Directed by Luca Guadagnino who had previously directed Call Me By Your Name and Suspiria, Guadagnino treats the chronology like a game of tennis. Flitting back and forth between events when the characters were 18 and to their early 30s and everywhere in between. The start can be disorientating, with no clear view on how any of these different time periods come together but it settles into a smooth pace soon enough. From the start, Guadagnino is keen to explore power and relationships. When the cast are in their teens, the camera follows Art and Patrick’s lead and embraces the male gaze before Tashi presents herself and takes control of the story and the boys. The boys themselves have an interesting power dynamic and explores the homoerotic tension between them in little nods and winks – whenever they eat together it is invariably phallus-shaped.
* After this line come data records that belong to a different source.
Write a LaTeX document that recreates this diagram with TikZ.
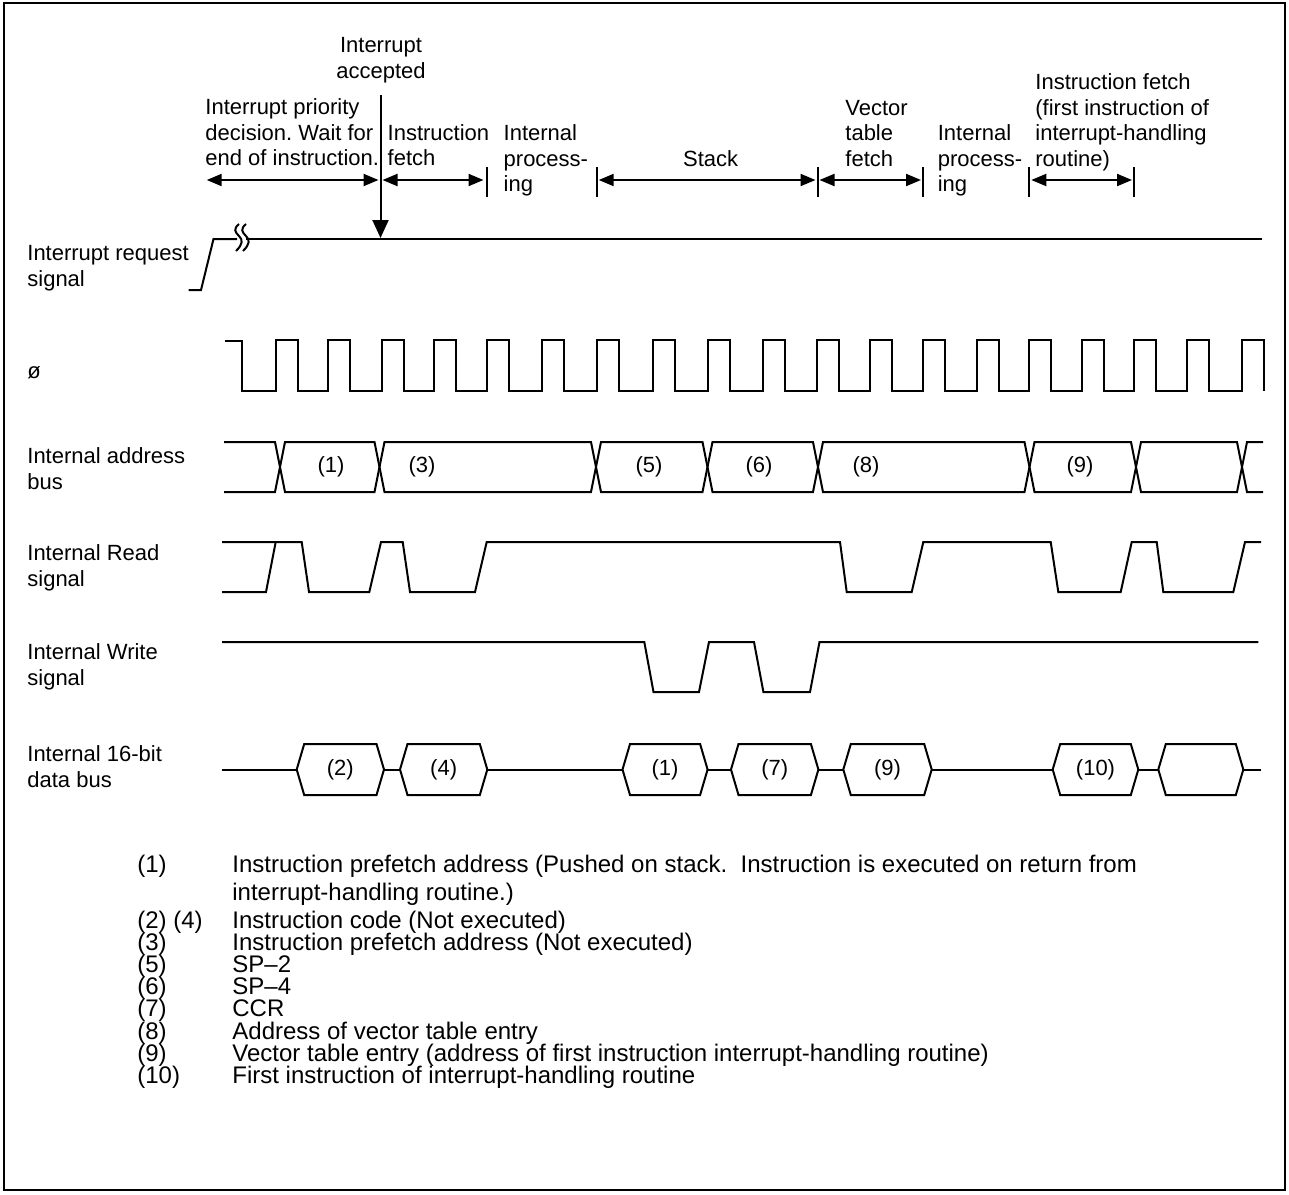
\documentclass[tikz,border=0pt]{standalone}
\usepackage{fontspec}
\setmainfont{Liberation Sans}
\frenchspacing
\usetikzlibrary{arrows.meta}
\tikzset{
  sig/.style={line width=1pt},
  lbl/.style={font=\fontsize{11}{12.75}\selectfont, inner sep=0pt, anchor=base west, align=left},
  note/.style={font=\fontsize{12}{14}\selectfont, inner sep=0pt, anchor=base west},
  busnum/.style={font=\fontsize{11}{13}\selectfont, inner sep=0pt, anchor=center},
  span/.style={line width=1pt, {Triangle[length=7.5pt,width=6pt]}-{Triangle[length=7.5pt,width=6pt]}}
}
\begin{document}
\begin{tikzpicture}[x=0.5pt,y=-0.5pt]
\useasboundingbox (0,0) rectangle (1289,1194);
\draw[line width=1.25pt] (4,3) rectangle (1285,1190);

% phase labels (base = last line)
\node[lbl, align=center, anchor=base] (acc) at (381,78.3) {Interrupt\\accepted};
\node[lbl] (prio) at (205,165.7) {Interrupt priority\\decision. Wait for\\end of instruction.};
\node[lbl] (ifetch) at (387.3,165.7) {Instruction\\fetch};
\node[lbl] (proc1) at (503.3,191.7) {Internal\\process-\\ing};
\node[lbl, anchor=base] (stack) at (710.6,166) {Stack};
\node[lbl] (vfetch) at (845,166) {Vector\\table\\fetch};
\node[lbl] (proc2) at (937.4,191.7) {Internal\\process-\\ing};
\node[lbl] (first) at (1035,166) {Instruction fetch\\(first instruction of\\interrupt-handling\\routine)};

% separators and spans
\foreach \n/\t in {a/486.5, b/596.7, c/817.5, d/923, e/1029.3, f/1134} {
  \coordinate (t\n) at (\t,180);
  \draw[sig] (\t,167) -- (\t,197);
}
\coordinate (lft) at (206.7,180);
\coordinate (acx) at (380.5,180);
\draw[span] (lft) -- ([xshift=-1pt]acx);
\draw[span] ([xshift=1pt]acx) -- ([xshift=-1.5pt]ta);
\draw[span] ([xshift=1pt]tb) -- ([xshift=-1pt]tc);
\draw[span] ([xshift=1pt]tc) -- ([xshift=-1pt]td);
\draw[span] ([xshift=1pt]te) -- ([xshift=-1pt]tf);

\coordinate (acctop) at (380.5,95);
\coordinate (acctip) at (380.5,238);
\draw[sig, -{Triangle[length=9pt,width=8pt]}] (acctop) -- (acctip);

% signal names
\node[lbl] (irq) at (27,286) {Interrupt request\\signal};
\node[lbl] (phi) at (27,378) {ø};
\node[lbl] (abus) at (27,489) {Internal address\\bus};
\node[lbl] (rd) at (27,586) {Internal Read\\signal};
\node[lbl] (wr) at (27,685) {Internal Write\\signal};
\node[lbl] (dbus) at (27,787) {Internal 16-bit\\data bus};

% interrupt request
\draw[sig] (188.6,290) -- (201,290) -- (213.5,239) -- (237,239);
\draw[sig] (246,239) -- (1262,239);
\draw[sig] (239,224) .. controls (233,229) and (235,232) .. (239,236)
  .. controls (243,240) and (243,244) .. (236,251);
\draw[sig] (246,224) .. controls (240,229) and (242,232) .. (246,236)
  .. controls (250,240) and (250,244) .. (243,251);

% clock
\draw[sig] (225,341) -- (241.7,341) -- (241.7,391)
  foreach \r in {275.7,328.3,381.7,434,486.7,541.7,597.3,652.7,707.6,762.6,
                 817.3,870,923.3,976.7,1029.3,1081.7,1134,1187.3,1241.7}
  { -- (\r,391) -- (\r,340) -- (\r+22,340) -- (\r+22,391) };

% address bus
\draw[sig] (224,442)
  foreach \c/\ya/\yb in {280/442/492, 379.5/492/442, 596/442/492, 707.5/492/442,
                         818/442/492, 1029.5/492/442, 1136/442/492, 1242/492/442}
  { -- (\c-5,\ya) -- (\c+5,\yb) } -- (1263,442);
\draw[sig] (224,492)
  foreach \c/\ya/\yb in {280/492/442, 379.5/442/492, 596/492/442, 707.5/442/492,
                         818/492/442, 1029.5/442/492, 1136/492/442, 1242/442/492}
  { -- (\c-5,\ya) -- (\c+5,\yb) } -- (1263,492);
\node[busnum] (a1) at (331,467) {(1)};
\node[busnum] (a3) at (422,467) {(3)};
\node[busnum] (a5) at (649,467) {(5)};
\node[busnum] (a6) at (759,467) {(6)};
\node[busnum] (a8) at (866,467) {(8)};
\node[busnum] (a9) at (1080,467) {(9)};

% read
\draw[sig] (222,542) -- (301.7,542) -- (309,592) -- (369.3,592) -- (381,542)
  -- (402.7,542) -- (410,592) -- (475,592) -- (486.7,542) -- (840,542)
  -- (846.7,592) -- (911.7,592) -- (923.3,542) -- (1050.7,542) -- (1058.3,592)
  -- (1120.7,592) -- (1131.7,542) -- (1156.7,542) -- (1163.3,592) -- (1233.3,592)
  -- (1245,542) -- (1261,542);
\draw[sig] (222,592) -- (266,592) -- (275.7,542);

% write
\draw[sig] (222,642) -- (644.3,642) -- (653.5,692) -- (699,692) -- (709,642)
  -- (754,642) -- (763.4,692) -- (810,692) -- (819.5,642) -- (1258.3,642);

% data bus
\foreach \l/\r/\t [count=\i] in {296.7/384/(2), 400/487.3/(4), 622.5/707.6/(1),
    731/818.4/(7), 843.3/931.7/(9), 1052.7/1138.3/(10), 1158.3/1243.3/{}} {
  \draw[sig] (\l,769.5) -- (\l+7.5,744) -- (\r-7.5,744) -- (\r,769.5)
    -- (\r-7.5,795) -- (\l+7.5,795) -- cycle;
  \node[busnum] (d\i) at ({(\l+\r)/2},769.5) {\t};
}
\foreach \a/\b in {221.7/296.7, 384/400, 487.3/622.5, 707.6/731, 818.4/843.3,
                   931.7/1052.7, 1138.3/1158.3, 1243.3/1260.7}
  \draw[sig] (\a,769.5) -- (\b,769.5);

% legend
\node[note] (n1) at (137,872) {(1)};
\node[note] (l1) at (232,872) {Instruction prefetch address (Pushed on stack.\ \ Instruction is executed on return from};
\node[note] (l1b) at (232,900) {interrupt-handling routine.)};
\node[note] (n2) at (137,928) {(2) (4)};
\node[note] (l2) at (232,928) {Instruction code (Not executed)};
\node[note] (n3) at (137,950) {(3)};
\node[note] (l3) at (232,950) {Instruction prefetch address (Not executed)};
\node[note] (n5) at (137,972) {(5)};
\node[note] (l5) at (232,972) {SP–2};
\node[note] (n6) at (137,994) {(6)};
\node[note] (l6) at (232,994) {SP–4};
\node[note] (n7) at (137,1016) {(7)};
\node[note] (l7) at (232,1016) {CCR};
\node[note] (n8) at (137,1039) {(8)};
\node[note] (l8) at (232,1039) {Address of vector table entry};
\node[note] (n9) at (137,1061) {(9)};
\node[note] (l9) at (232,1061) {Vector table entry (address of first instruction interrupt-handling routine)};
\node[note] (n10) at (137,1083) {(10)};
\node[note] (l10) at (232,1083) {First instruction of interrupt-handling routine};
\end{tikzpicture}
\end{document}
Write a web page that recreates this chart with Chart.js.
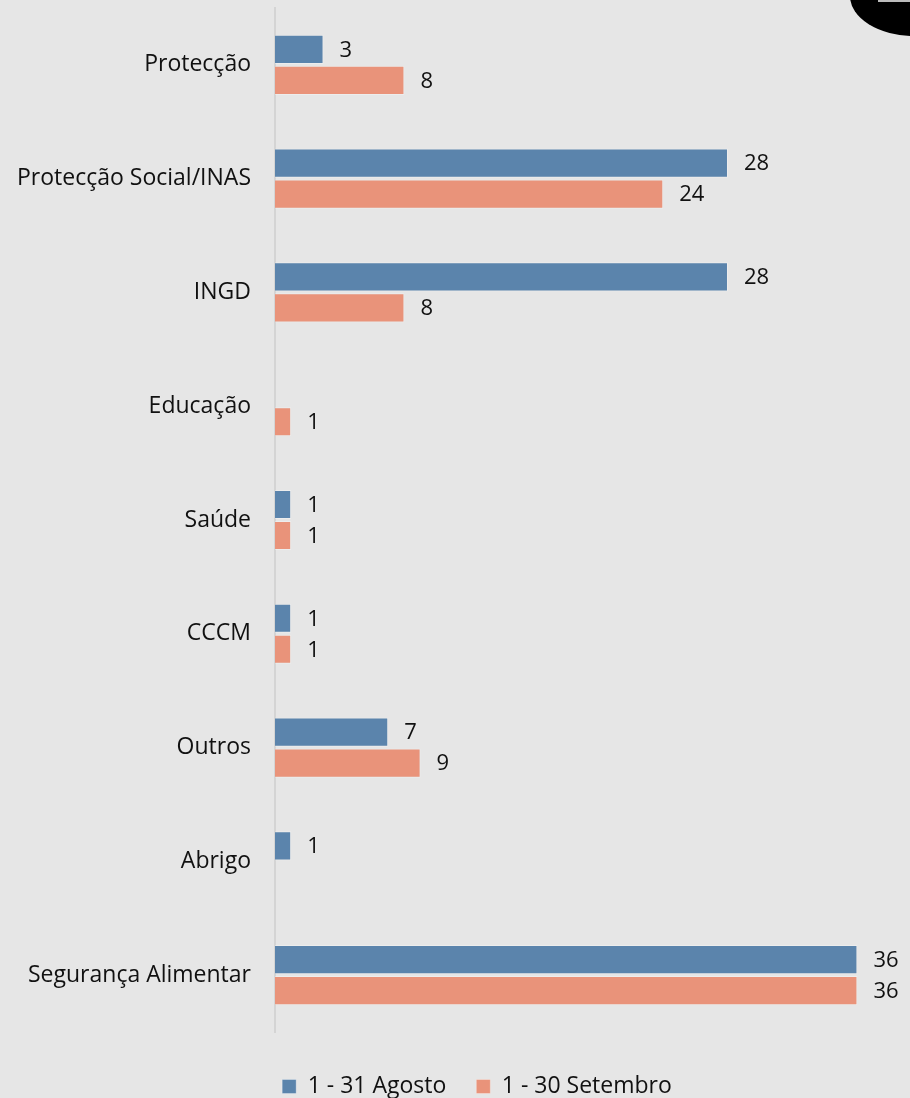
<!DOCTYPE html>
<html>
<head>
<meta charset="utf-8">
<script src="https://cdn.jsdelivr.net/npm/chart.js@4"></script>
<style>
  html, body { margin: 0; padding: 0; background: #e6e6e6; }
  #wrap { width: 910px; height: 1098px; position: relative; }
</style>
</head>
<body>
<div id="wrap"><canvas id="chart" width="910" height="1098"></canvas></div>
<script>
/* ── Data ─────────────────────────────────────── */
const categories = [
  'Protecção', 'Protecção Social/INAS', 'INGD', 'Educação', 'Saúde',
  'CCCM', 'Outros', 'Abrigo', 'Segurança Alimentar'
];
const seriesNames = ['1 - 31 Agosto', '1 - 30 Setembro'];
const agosto   = [3, 28, 28, null, 1, 1, 7, 1, 36];
const setembro = [8, 24, 8, 1, 1, 1, 9, null, 36];

/* ── Colours / font ───────────────────────────── */
const C_BLUE   = '#5b84ac';
const C_ORANGE = '#e9937a';
const C_TEXT   = '#111111';
const FONT     = "'Open Sans', sans-serif";

/* value labels at bar end */
const valueLabels = {
  id: 'valueLabels',
  afterDatasetsDraw(chart) {
    const { ctx } = chart;
    ctx.save();
    ctx.font = '22px ' + FONT;
    ctx.fillStyle = C_TEXT;
    ctx.textAlign = 'left';
    ctx.textBaseline = 'middle';
    chart.data.datasets.forEach((ds, di) => {
      chart.getDatasetMeta(di).data.forEach((bar, i) => {
        if (ds.data[i] == null) return;
        ctx.fillText(ds.data[i], bar.x + 16, bar.y + 1);
      });
    });
    ctx.restore();
  },
};

/* legend sits centred under the plot, a bit right of the page centre */
const shiftLegend = {
  id: 'shiftLegend',
  afterLayout(chart) {
    if (!chart.legend) return;
    chart.legend.left += 22;
    chart.legend.right += 22;
  },
};

/* cropped logo in the top-right corner */
const cornerLogo = {
  id: 'cornerLogo',
  afterDraw(chart) {
    const { ctx } = chart;
    ctx.save();
    ctx.fillStyle = '#000';
    ctx.beginPath();
    ctx.ellipse(914, -4, 64, 40, 0, 0, Math.PI * 2);
    ctx.fill();
    ctx.fillStyle = '#bbbbbb';
    ctx.fillRect(878, 0, 32, 2);
    ctx.restore();
  },
};

new Chart(document.getElementById('chart'), {
  type: 'bar',
  data: {
    labels: categories,
    datasets: [
      {
        label: seriesNames[0],
        data: agosto,
        backgroundColor: C_BLUE,
        borderColor: 'rgba(255,255,255,0.3)',
        borderWidth: 1,
        categoryPercentage: 0.545,
        barPercentage: 0.94,
      },
      {
        label: seriesNames[1],
        data: setembro,
        backgroundColor: C_ORANGE,
        borderColor: 'rgba(255,255,255,0.3)',
        borderWidth: 1,
        categoryPercentage: 0.545,
        barPercentage: 0.94,
      },
    ],
  },
  options: {
    indexAxis: 'y',
    responsive: false,
    animation: false,
    layout: { padding: { left: 0, top: 8, right: 0, bottom: -10 } },
    plugins: {
      legend: {
        position: 'bottom',
        labels: {
          color: C_TEXT,
          font: { family: FONT, size: 23 },
          boxWidth: 14,
          boxHeight: 14,
          padding: 30,
          useBorderRadius: false,
        },
      },
      tooltip: { enabled: false },
    },
    scales: {
      x: {
        min: 0,
        max: 39.25,
        display: true,
        ticks: { display: false },
        grid: { display: false },
        border: { display: false },
        afterFit: s => { s.height = 13; s.paddingLeft = 0; s.paddingRight = 0; },
      },
      y: {
        ticks: { color: C_TEXT, font: { family: FONT, size: 23 }, padding: 24 },
        grid: { display: false, drawTicks: false },
        border: { display: true, color: '#d4d4d4', width: 2 },
        afterFit: s => { s.width = 275; s.paddingTop = 0; s.paddingBottom = 0; },
      },
    },
  },
  plugins: [valueLabels, shiftLegend, cornerLogo],
});
</script>
</body>
</html>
Anyone familiar with the anime Death Note might remember an episode where the two leads play a tennis match to size each other up before coming to the conclusion that it is just a tennis match. Unlike Death Note, Challengers doesn’t have voice-over to explain their thoughts, just incredible acting through expressions and body language. When we get to the tennis matches they are vivid and the close-ups reveal the “relationship” that Tashi believes is happening on the courts; accompanied by bombastic beats provided by Trent Reznor and Atticus Ross.

Challengers was not the film I was expecting. A cross in genres, accompanied by thorough character exploration with a surprising number of laughs. Incredibly smart, with twists that will make your jaw drop, Challengers will have you glued to the screen.

Challengers opens in cinemas on 26th April 2024.